Problem: Retype exactly the lines from the first one through the line with "const errData = means.map((m, i)", including both ends; skip any pictures.
○ ○ ○ ○
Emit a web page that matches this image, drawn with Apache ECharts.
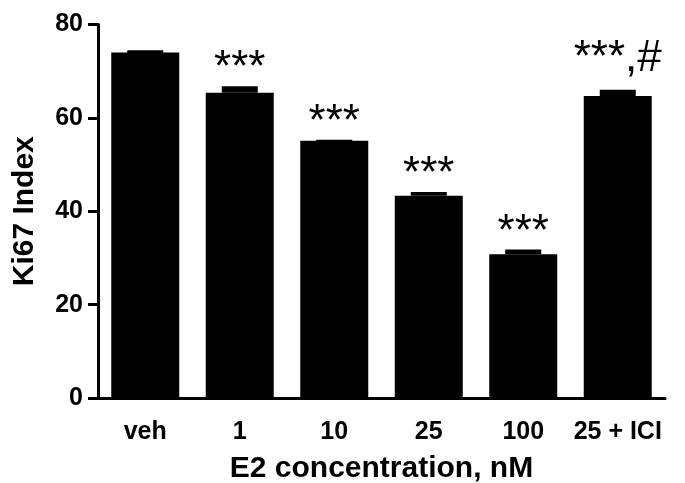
<!DOCTYPE html>
<html>
<head>
<meta charset="utf-8">
<script src="https://cdn.jsdelivr.net/npm/echarts@6/dist/echarts.min.js"></script>
<style>
  html, body { margin: 0; padding: 0; background: #fff; }
  #chart { width: 685px; height: 483px; }
</style>
</head>
<body>
<div id="chart"></div>
<script>
// Ki67 index vs E2 concentration
const categories = ['veh', '1', '10', '25', '100', '25 + ICI']
const means = [74.0, 65.4, 55.1, 43.3, 30.8, 64.7]
const sems = [0.5, 1.4, 0.2, 0.8, 1.0, 1.3]
const notes = ['', '***', '***', '***', '***', '***,#']
const yTicks = [0, 20, 40, 60, 80]

const FONT = '"Liberation Sans", Arial, sans-serif'

const chart = echarts.init(document.getElementById('chart'))

const errData = means.map((m, i) => [i, m, m + sems[i]])

const option = {
  animation: false,
  grid: { left: 98, right: 20, top: 24.5, bottom: 85, outerBoundsMode: 'none' },
  xAxis: {
    type: 'category',
    data: categories,
    name: 'E2 concentration, nM',
    nameLocation: 'middle',
    nameGap: 56,
    nameTextStyle: { fontFamily: FONT, fontSize: 30, fontWeight: 'bold', color: '#000' },
    axisLine: { lineStyle: { color: '#000', width: 3 } },
    axisTick: { alignWithLabel: true, length: 11, lineStyle: { color: '#000', width: 3 } },
    axisLabel: { interval: 0, margin: 22, fontFamily: FONT, fontSize: 25, fontWeight: 'bold', color: '#000' }
  },
  yAxis: {
    type: 'value',
    min: yTicks[0],
    max: yTicks[yTicks.length - 1],
    interval: yTicks[1] - yTicks[0],
    name: 'Ki67 Index',
    nameLocation: 'middle',
    nameGap: 58,
    nameTextStyle: { fontFamily: FONT, fontSize: 30, fontWeight: 'bold', color: '#000' },
    axisLine: { show: true, lineStyle: { color: '#000', width: 3 } },
    axisTick: { show: true, length: 10, lineStyle: { color: '#000', width: 3 } },
    axisLabel: { margin: 15, fontFamily: FONT, fontSize: 25, fontWeight: 'bold', color: '#000' },
    splitLine: { show: false }
  },
  series: [
    {
      type: 'bar',
      data: means,
      barWidth: 68,
      itemStyle: { color: '#000' },
      z: 2
    },
    {
      // error caps + significance marks
      type: 'custom',
      data: errData,
      z: 3,
      renderItem: (params, api) => {
        const i = api.value(0)
        const top = api.coord([i, api.value(1)])
        const hi = api.coord([i, api.value(2)])
        const capW = 36
        const note = notes[i]
        // asterisks sit high in the line; a label with '#' needs lifting
        const lift = note.indexOf('#') >= 0 ? -9 : 5
        const children = [
          {
            type: 'rect',
            shape: { x: top[0] - capW / 2, y: hi[1], width: capW, height: Math.max(top[1] - hi[1], 3) },
            style: { fill: '#000' }
          }
        ]
        if (note) {
          children.push({
            type: 'text',
            x: top[0],
            y: hi[1] + lift,
            style: {
              text: note,
              font: '44px ' + FONT,
              lineHeight: 44,
              align: 'center',
              verticalAlign: 'bottom',
              fill: '#000'
            }
          })
        }
        return { type: 'group', children }
      }
    }
  ]
}

chart.setOption(option)
</script>
</body>
</html>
○ ○ ○ ○
Task result:
Emit a web page that matches this image, drawn with Apache ECharts.
<!DOCTYPE html>
<html>
<head>
<meta charset="utf-8">
<script src="https://cdn.jsdelivr.net/npm/echarts@6/dist/echarts.min.js"></script>
<style>
  html, body { margin: 0; padding: 0; background: #fff; }
  #chart { width: 685px; height: 483px; }
</style>
</head>
<body>
<div id="chart"></div>
<script>
// Ki67 index vs E2 concentration
const categories = ['veh', '1', '10', '25', '100', '25 + ICI']
const means = [74.0, 65.4, 55.1, 43.3, 30.8, 64.7]
const sems = [0.5, 1.4, 0.2, 0.8, 1.0, 1.3]
const notes = ['', '***', '***', '***', '***', '***,#']
const yTicks = [0, 20, 40, 60, 80]

const FONT = '"Liberation Sans", Arial, sans-serif'

const chart = echarts.init(document.getElementById('chart'))

const errData = means.map((m, i) => [i, m, m + sems[i]])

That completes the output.